It makes no sense how everything in the world didn't stop this week. Bills still have to be paid, jobs still need to be completed, and appointments still must be kept.
There are 43 messages in my voice mail and over 500 emails in my inbox.
Life goes on, even when a beloved one's has stopped.
We have to keep going. Steel ourselves up and keep going. Even when we've become that crazy lady who looks up at everyone who crosses their path, and says to total strangers in the store check-out lane, "my nephew died, you know? And I can't believe it."
People have been kind; these poor strangers who have no idea who I am. One woman touched my arm, and could barely whisper, "I'm so sorry." A man told me he lost his sister, and that he'd pray for our family. I turned my dentist into my psychotherapist today--because that's what we do when devastation hits. (he took off his mask, held my hand, listened, wiped his eyes, and now I will follow him anywhere, even if he falls out of my dental care network)
We seek out, looking for others, to help us.
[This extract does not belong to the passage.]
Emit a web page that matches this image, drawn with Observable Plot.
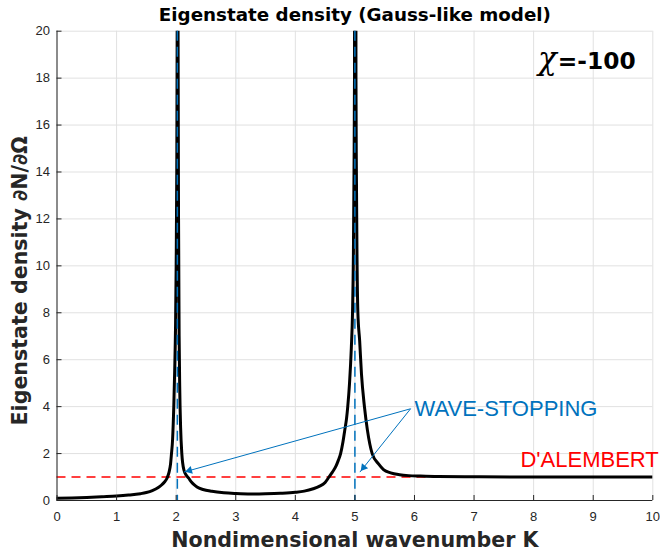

There are so many of us doing the daily must-dos, carrying our stories of suspended disbelief inside, wondering, asking the unanswerable, how do we keep going?
A big part of that answer for me has been in all of you, who have become my community. I have my faith, my belief, I have my family. But I also have your cards, your emails, phone messages, tweets, texts, facebook messages, comments here on my blog, and every single one of these, a gift to me in the long hours of a sleepless night.
You may not realize the strength that comes from knowing that so many care and are heartbroken along with me, but it does. To feel you all sharing in this pain with me, that runs as an undercurrent through every single thought of mine. My family has suffered a great loss, an untimely death of a brilliant star that lit up our lives. I know just how much more overwhelming this time for us would feel, if I didn't have your kind words here to make me smile.
I smile, through tears, but I smile. With genuine gratitude and appreciation for how you have kept me from feeling alone in this tremendous blow.
Once again, you all save my life, daily, as we have to go back to what the world calls "normal," something our lives will never be again.
Mend a quarrel. Search out a forgotten friend. Dismiss suspicion and
replace it with trust. Write a love letter. Share some treasure. Give a soft
answer. Encourage youth. Manifest your loyalty in a word or deed. Keep a promise. Find the time. Forego a grudge. Forgive an enemy. Listen.
Apologize if you were wrong. Try to understand. Flout envy. Examine your
demands on others. Think first of someone else. Appreciate, be kind, be
gentle. Laugh a little more.
Deserve confidence. Take up arms against malice. Decry complacency.
Express your gratitude. Worship your God. Gladden the heart of a child.
Take pleasure in the beauty and wonder of the earth.
Speak your love. Speak it again. Speak it still again. Speak it still once again.